Parameters & defaults
Morph region
| Parameter | Range | Default | Description |
|---|---|---|---|
| Start_morph_s | 0 … end_morph_s | 0 | Time at which morph begins (0 = start of sound). |
| End_morph_s | ≥ start_morph_s | 0 (max duration) | Time at which morph ends. 0 means the end of the longer sound. |
Curve & mix
| Parameter | Options | Default | Description |
|---|---|---|---|
| Curve_type | Linear / Cosine / Full mix | Cosine | Shape of the morph factor over time. |
| Mix_amount | 0–1 | 0.5 | Fixed blend ratio (only used for Full mix). |
Analysis & mode
| Parameter | Range | Default | Description |
|---|---|---|---|
| Window_ms | ≥ 10 ms | 60 ms | STFT analysis window length. Larger = better frequency resolution, worse time resolution. |
| Morph_mode | Log mag / Full complex / Formant | Log mag | Which spectral components to interpolate. |
Output
| Parameter | Default | Description |
|---|---|---|
| Draw_visualization | yes | Show 8‑panel visualisation (waveforms, spectrograms, morph curve, summary). |
| Play_output | yes | Auto‑play after processing. |
Visualization (8‑panel Praat picture)
When Draw_visualization = 1, the script draws a comprehensive multi‑panel plot:
- Waveforms A and B – side‑by‑side, colour‑coded (blue for A, red for B).
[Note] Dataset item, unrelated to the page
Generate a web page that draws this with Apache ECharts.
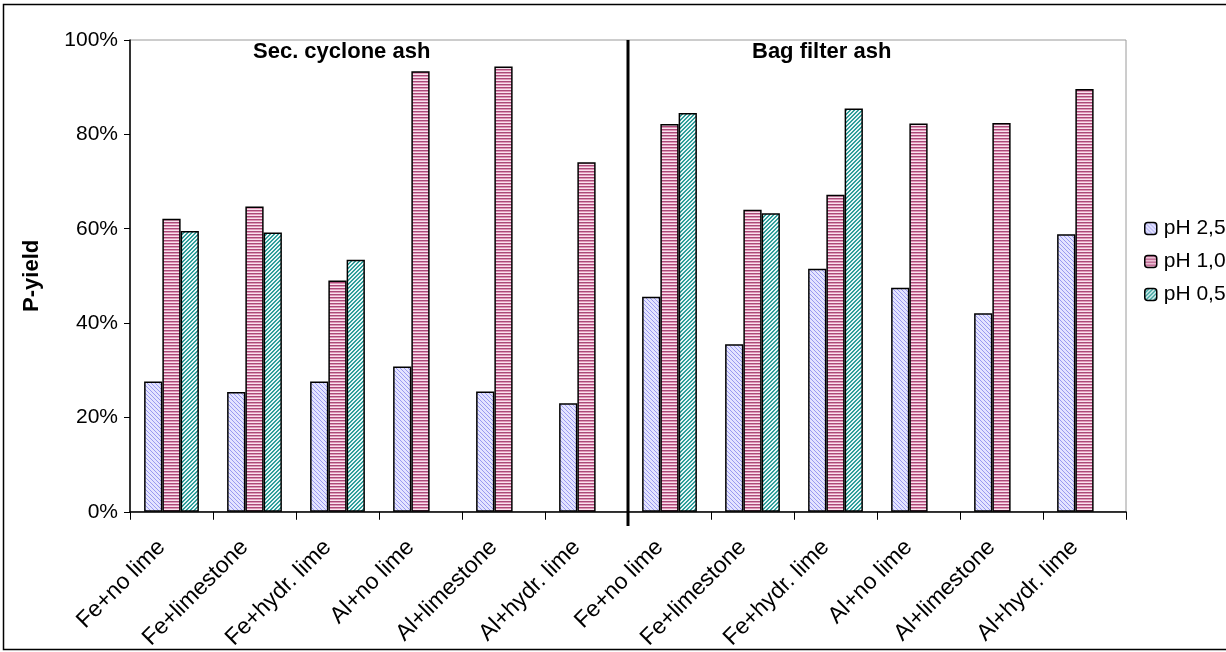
<!DOCTYPE html>
<html>
<head>
<meta charset="utf-8">
<script src="https://cdn.jsdelivr.net/npm/echarts@6/dist/echarts.min.js"></script>
<style>
  html, body { margin: 0; padding: 0; background: #ffffff; }
  #chart { width: 1226px; height: 652px; }
</style>
</head>
<body>
<div id="chart"></div>
<script>
// ---- data ----
var categories = ['Fe+no lime', 'Fe+limestone', 'Fe+hydr. lime', 'Al+no lime', 'Al+limestone', 'Al+hydr. lime',
                  'Fe+no lime', 'Fe+limestone', 'Fe+hydr. lime', 'Al+no lime', 'Al+limestone', 'Al+hydr. lime'];
var seriesNames = ['pH 2,5', 'pH 1,0', 'pH 0,5'];
var ph25 = [27.6, 25.4, 27.6, 30.8, 25.5, 23.0, 45.6, 35.5, 51.5, 47.5, 42.1, 58.8];
var ph10 = [62.1, 64.7, 49.0, 93.4, 94.4, 74.1, 82.2, 64.0, 67.2, 82.3, 82.4, 89.6];
var ph05 = [59.5, 59.2, 53.4, null, null, null, 84.5, 63.3, 85.5, null, null, null];
var yTicks = [0, 20, 40, 60, 80, 100];
var groupTitles = ['Sec. cyclone ash', 'Bag filter ash'];
var dividerAt = 6; // category boundary between the two groups

// ---- patterns ----
function makePattern(size, draw) {
  var c = document.createElement('canvas');
  c.width = size; c.height = size;
  var g = c.getContext('2d');
  draw(g, size);
  return { image: c, repeat: 'repeat' };
}
var lavender = makePattern(4, function (g, s) {
  g.fillStyle = '#e4e4ff'; g.fillRect(0, 0, s, s);
  g.fillStyle = '#9a9af0';
  for (var i = 0; i < s; i++) { g.fillRect(i, i, 1, 1); }
});
var pink = makePattern(3, function (g, s) {
  g.fillStyle = '#aa4a78'; g.fillRect(0, 0, s, 1);
  g.fillStyle = '#e096b8'; g.fillRect(0, 1, s, 1);
  g.fillStyle = '#f8e2ee'; g.fillRect(0, 2, s, 1);
});
var teal = makePattern(4, function (g, s) {
  g.fillStyle = '#e8f6f6'; g.fillRect(0, 0, s, s);
  g.fillStyle = '#2f9e9a';
  for (var i = 0; i < s; i++) { g.fillRect(s - 1 - i, i, 1, 1); g.fillRect((s - i) % s, i, 1, 1); }
});

var FONT = 'Liberation Sans, Arial, sans-serif';
var chart = echarts.init(document.getElementById('chart'), null, { renderer: 'canvas' });

function barSeries(name, data, fill) {
  return {
    name: name, type: 'bar', data: data,
    barGap: '0%', barCategoryGap: '34%',
    itemStyle: { color: fill, borderColor: '#000000', borderWidth: 1.5 },
    emphasis: { disabled: true }
  };
}

chart.setOption({
  animation: false,
  textStyle: { fontFamily: FONT },
  grid: { left: 130, right: 100, top: 40, bottom: 140, show: true, borderColor: '#9a9a9a', borderWidth: 1, backgroundColor: 'transparent' },
  legend: {
    data: seriesNames,
    orient: 'vertical', left: 1139, top: 213,
    itemWidth: 12, itemHeight: 12, itemGap: 12,
    textStyle: { fontSize: 21, color: '#000', fontFamily: FONT, padding: [0, 0, 0, 2] },
    itemStyle: { borderColor: '#000', borderWidth: 1.5 }
  },
  xAxis: [{
    type: 'category', data: categories, boundaryGap: true,
    axisLine: { lineStyle: { color: '#000', width: 1.5 } },
    axisTick: { show: true, alignWithLabel: false, interval: 0, length: 8, lineStyle: { color: '#000' } },
    axisLabel: { interval: 0, rotate: 45, fontSize: 23, color: '#000', margin: 22, padding: [0, 14, 0, 0], fontFamily: FONT }
  }, {
    type: 'value', min: 0, max: 12, show: false
  }],
  yAxis: {
    type: 'value', min: 0, max: 100, interval: 20,
    name: 'P-yield', nameLocation: 'middle', nameGap: 87, nameRotate: 90,
    nameTextStyle: { fontSize: 22, fontWeight: 'bold', color: '#000', fontFamily: FONT },
    axisLine: { show: true, lineStyle: { color: '#000', width: 1.5 } },
    axisTick: { show: true, inside: false, length: 6, lineStyle: { color: '#000' } },
    splitLine: { show: false },
    axisLabel: { fontSize: 21, color: '#000', margin: 12, fontFamily: FONT,
      formatter: function (v) { return yTicks.indexOf(v) >= 0 ? v + '%' : ''; } }
  },
  graphic: [
    { type: 'rect', shape: { x: 3.5, y: 4.5, width: 1240, height: 645 }, style: { fill: 'none', stroke: '#000', lineWidth: 1.5 }, silent: true, z: 100 },
    { type: 'text', left: 253, top: 41, style: { text: groupTitles[0], font: 'bold 22px ' + FONT, fill: '#000' } },
    { type: 'text', left: 752, top: 41, style: { text: groupTitles[1], font: 'bold 22px ' + FONT, fill: '#000' } }
  ],
  series: [
    barSeries(seriesNames[0], ph25, lavender),
    barSeries(seriesNames[1], ph10, pink),
    barSeries(seriesNames[2], ph05, teal),
    {
      name: 'divider', type: 'line', xAxisIndex: 1, yAxisIndex: 0,
      data: [[dividerAt, 100], [dividerAt, -3]], clip: false,
      symbol: 'none', lineStyle: { color: '#000', width: 3 }, z: 10, silent: true
    }
  ]
});
</script>
</body>
</html>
- Morph curve – a large central panel showing the morph factor m(t) over time, with the morph region highlighted. The curve is drawn according to the selected type, and labels show A (left) and B (right).
- Spectrograms A and B – 0–8 kHz, side‑by‑side.
- Output waveform – green, with duration displayed.
- Output spectrogram – 0–8 kHz.
- Summary panel – source names, durations, mode, curve, window, morph region, preset.
FAQ / troubleshooting
Install: pip install numpy soundfile. If sample rates differ, also pip install scipy.
On Windows, the script uses py (Python launcher).
The engine time‑aligns the two sounds to the longer of the two. If A is 3 s and B is 5 s, the output will be 5 s. The extra time after A’s end is pure B (since morph factor = 1).
The full‑complex mode (phase interpolation) can produce phase artefacts. Try the log‑magnitude mode, which preserves A’s phase and is generally cleaner. If you need phase morphing, reduce the window size to improve time resolution.
The cepstral lifter order is fixed at 60. This is suitable for speech and most musical sounds. For extremely low‑pitched sounds, you may want to increase the order – edit the order=60 argument in spectral_envelope() inside the Python script.
If A and B have different numbers of channels, the engine duplicates the last channel to match the higher count. For example, if A is mono and B is stereo, A is treated as two identical channels. This ensures a consistent output channel count.